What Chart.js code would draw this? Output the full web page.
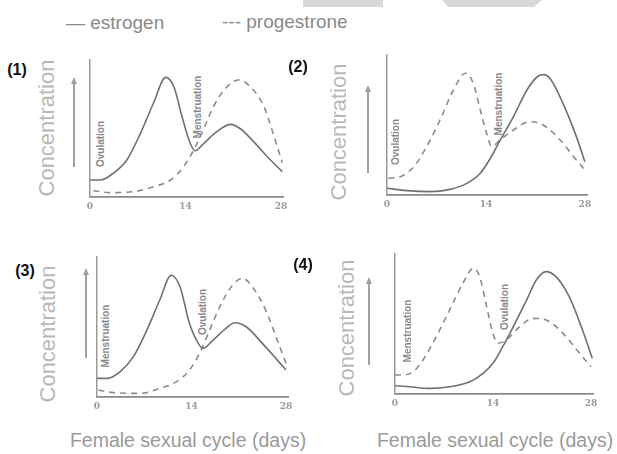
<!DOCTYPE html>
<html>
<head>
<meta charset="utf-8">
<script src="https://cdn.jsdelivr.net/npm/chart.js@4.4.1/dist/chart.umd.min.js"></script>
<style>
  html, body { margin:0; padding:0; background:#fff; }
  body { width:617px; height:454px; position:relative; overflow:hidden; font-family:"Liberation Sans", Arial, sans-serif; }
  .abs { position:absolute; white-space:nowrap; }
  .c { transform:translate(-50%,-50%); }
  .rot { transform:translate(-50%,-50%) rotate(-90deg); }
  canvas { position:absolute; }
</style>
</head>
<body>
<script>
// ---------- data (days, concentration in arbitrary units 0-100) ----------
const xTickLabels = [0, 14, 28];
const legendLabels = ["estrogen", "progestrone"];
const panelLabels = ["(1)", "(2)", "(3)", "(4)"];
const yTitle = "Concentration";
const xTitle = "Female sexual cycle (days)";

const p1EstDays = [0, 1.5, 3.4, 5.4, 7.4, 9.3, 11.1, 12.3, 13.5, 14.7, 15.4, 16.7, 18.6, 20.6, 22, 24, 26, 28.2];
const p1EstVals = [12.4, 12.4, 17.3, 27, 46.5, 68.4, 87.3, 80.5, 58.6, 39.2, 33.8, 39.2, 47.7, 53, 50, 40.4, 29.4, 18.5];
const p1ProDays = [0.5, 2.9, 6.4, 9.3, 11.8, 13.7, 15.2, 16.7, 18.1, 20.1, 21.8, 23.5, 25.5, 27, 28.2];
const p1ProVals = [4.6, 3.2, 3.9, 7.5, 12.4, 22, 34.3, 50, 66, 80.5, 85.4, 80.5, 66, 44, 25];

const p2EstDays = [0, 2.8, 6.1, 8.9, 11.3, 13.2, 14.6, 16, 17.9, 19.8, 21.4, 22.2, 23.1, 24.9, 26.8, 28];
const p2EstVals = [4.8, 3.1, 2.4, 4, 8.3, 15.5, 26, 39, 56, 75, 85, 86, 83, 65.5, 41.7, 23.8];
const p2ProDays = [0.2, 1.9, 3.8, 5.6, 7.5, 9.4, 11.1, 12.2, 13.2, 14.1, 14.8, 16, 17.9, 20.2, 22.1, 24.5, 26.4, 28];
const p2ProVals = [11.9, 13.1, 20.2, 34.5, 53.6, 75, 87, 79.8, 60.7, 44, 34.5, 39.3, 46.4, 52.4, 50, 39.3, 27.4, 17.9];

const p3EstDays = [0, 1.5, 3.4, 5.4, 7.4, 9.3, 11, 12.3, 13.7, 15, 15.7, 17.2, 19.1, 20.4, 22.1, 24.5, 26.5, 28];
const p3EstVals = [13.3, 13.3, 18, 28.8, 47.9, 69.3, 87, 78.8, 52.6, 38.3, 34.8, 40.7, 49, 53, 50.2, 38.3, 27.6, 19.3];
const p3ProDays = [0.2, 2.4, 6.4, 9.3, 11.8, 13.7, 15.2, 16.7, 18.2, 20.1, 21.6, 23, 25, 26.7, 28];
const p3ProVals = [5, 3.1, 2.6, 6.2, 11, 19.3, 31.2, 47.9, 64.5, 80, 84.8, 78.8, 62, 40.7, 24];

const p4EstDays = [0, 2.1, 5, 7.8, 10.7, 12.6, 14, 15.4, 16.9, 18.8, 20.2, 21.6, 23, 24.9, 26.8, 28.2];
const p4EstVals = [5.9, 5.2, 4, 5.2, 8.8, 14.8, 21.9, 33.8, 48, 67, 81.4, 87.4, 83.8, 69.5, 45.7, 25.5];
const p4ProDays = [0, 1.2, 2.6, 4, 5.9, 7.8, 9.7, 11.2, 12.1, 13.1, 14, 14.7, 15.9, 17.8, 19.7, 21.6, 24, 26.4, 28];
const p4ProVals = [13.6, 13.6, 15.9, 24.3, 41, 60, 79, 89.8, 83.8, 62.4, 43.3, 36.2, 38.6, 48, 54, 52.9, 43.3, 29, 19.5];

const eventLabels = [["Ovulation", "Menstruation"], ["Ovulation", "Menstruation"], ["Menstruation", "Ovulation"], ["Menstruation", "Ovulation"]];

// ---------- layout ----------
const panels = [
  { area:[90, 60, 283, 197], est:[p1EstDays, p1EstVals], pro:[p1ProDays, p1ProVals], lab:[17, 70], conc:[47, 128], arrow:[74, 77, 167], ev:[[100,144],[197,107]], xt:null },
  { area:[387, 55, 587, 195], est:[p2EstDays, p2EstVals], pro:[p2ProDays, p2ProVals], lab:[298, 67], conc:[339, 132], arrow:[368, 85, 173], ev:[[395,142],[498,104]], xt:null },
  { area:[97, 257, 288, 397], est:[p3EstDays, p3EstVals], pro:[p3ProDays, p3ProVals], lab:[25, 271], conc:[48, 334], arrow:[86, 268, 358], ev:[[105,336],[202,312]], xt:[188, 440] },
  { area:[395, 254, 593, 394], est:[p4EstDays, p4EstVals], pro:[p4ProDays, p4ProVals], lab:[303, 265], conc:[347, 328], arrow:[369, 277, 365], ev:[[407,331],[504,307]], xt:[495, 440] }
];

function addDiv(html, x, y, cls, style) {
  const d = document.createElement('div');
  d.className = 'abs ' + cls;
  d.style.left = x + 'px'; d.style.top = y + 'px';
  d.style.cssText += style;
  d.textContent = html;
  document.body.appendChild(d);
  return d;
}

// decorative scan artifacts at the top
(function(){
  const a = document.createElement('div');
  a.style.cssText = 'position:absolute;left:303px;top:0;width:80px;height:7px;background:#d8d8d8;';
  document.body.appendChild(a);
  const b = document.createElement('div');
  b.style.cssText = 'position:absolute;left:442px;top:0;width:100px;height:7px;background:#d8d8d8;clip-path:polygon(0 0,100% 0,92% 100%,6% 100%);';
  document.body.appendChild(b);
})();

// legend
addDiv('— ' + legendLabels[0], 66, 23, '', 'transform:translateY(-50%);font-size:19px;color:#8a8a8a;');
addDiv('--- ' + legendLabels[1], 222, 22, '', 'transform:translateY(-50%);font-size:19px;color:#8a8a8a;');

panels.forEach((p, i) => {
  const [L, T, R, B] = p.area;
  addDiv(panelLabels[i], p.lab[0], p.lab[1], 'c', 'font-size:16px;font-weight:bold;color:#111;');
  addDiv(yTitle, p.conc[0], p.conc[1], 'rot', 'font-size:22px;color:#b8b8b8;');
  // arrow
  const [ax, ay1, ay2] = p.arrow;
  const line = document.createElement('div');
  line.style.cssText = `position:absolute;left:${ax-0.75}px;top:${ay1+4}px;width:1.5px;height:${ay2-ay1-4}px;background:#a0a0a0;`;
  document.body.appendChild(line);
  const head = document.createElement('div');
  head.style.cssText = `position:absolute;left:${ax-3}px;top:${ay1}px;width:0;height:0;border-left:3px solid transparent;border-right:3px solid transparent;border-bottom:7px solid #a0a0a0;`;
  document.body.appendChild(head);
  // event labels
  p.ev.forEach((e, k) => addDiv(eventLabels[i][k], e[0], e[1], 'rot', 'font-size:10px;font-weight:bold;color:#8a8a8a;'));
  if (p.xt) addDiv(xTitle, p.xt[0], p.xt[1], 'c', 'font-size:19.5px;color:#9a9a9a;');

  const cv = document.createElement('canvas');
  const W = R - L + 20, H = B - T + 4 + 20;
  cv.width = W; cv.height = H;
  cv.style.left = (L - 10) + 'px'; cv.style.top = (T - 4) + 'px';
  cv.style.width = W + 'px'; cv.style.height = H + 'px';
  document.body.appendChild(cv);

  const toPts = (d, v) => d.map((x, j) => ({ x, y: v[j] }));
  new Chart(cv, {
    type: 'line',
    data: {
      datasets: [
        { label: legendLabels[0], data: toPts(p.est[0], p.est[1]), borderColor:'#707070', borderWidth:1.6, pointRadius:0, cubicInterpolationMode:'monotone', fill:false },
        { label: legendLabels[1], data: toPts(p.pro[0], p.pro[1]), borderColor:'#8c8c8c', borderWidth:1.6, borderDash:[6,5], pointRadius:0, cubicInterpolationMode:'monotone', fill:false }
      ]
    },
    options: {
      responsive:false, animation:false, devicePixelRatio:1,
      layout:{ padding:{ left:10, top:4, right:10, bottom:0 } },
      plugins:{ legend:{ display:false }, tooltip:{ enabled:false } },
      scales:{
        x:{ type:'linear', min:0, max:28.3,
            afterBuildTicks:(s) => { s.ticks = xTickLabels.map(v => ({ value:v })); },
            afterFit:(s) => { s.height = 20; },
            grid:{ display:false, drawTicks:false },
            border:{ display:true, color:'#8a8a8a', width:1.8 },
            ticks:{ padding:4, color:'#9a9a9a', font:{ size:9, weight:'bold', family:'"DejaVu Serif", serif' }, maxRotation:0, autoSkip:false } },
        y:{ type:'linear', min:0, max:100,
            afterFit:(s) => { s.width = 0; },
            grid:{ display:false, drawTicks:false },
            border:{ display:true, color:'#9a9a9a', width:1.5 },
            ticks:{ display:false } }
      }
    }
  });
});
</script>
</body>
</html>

# WHAT THE EXERCISE ASKS:
Go from the first line of the listing to the line holding "66, 44, 25];" and, please, transcribe those lines exactly, both included, with no pictures.

# SOLVED PROBLEM:
What Chart.js code would draw this? Output the full web page.
<!DOCTYPE html>
<html>
<head>
<meta charset="utf-8">
<script src="https://cdn.jsdelivr.net/npm/chart.js@4.4.1/dist/chart.umd.min.js"></script>
<style>
  html, body { margin:0; padding:0; background:#fff; }
  body { width:617px; height:454px; position:relative; overflow:hidden; font-family:"Liberation Sans", Arial, sans-serif; }
  .abs { position:absolute; white-space:nowrap; }
  .c { transform:translate(-50%,-50%); }
  .rot { transform:translate(-50%,-50%) rotate(-90deg); }
  canvas { position:absolute; }
</style>
</head>
<body>
<script>
// ---------- data (days, concentration in arbitrary units 0-100) ----------
const xTickLabels = [0, 14, 28];
const legendLabels = ["estrogen", "progestrone"];
const panelLabels = ["(1)", "(2)", "(3)", "(4)"];
const yTitle = "Concentration";
const xTitle = "Female sexual cycle (days)";

const p1EstDays = [0, 1.5, 3.4, 5.4, 7.4, 9.3, 11.1, 12.3, 13.5, 14.7, 15.4, 16.7, 18.6, 20.6, 22, 24, 26, 28.2];
const p1EstVals = [12.4, 12.4, 17.3, 27, 46.5, 68.4, 87.3, 80.5, 58.6, 39.2, 33.8, 39.2, 47.7, 53, 50, 40.4, 29.4, 18.5];
const p1ProDays = [0.5, 2.9, 6.4, 9.3, 11.8, 13.7, 15.2, 16.7, 18.1, 20.1, 21.8, 23.5, 25.5, 27, 28.2];
const p1ProVals = [4.6, 3.2, 3.9, 7.5, 12.4, 22, 34.3, 50, 66, 80.5, 85.4, 80.5, 66, 44, 25];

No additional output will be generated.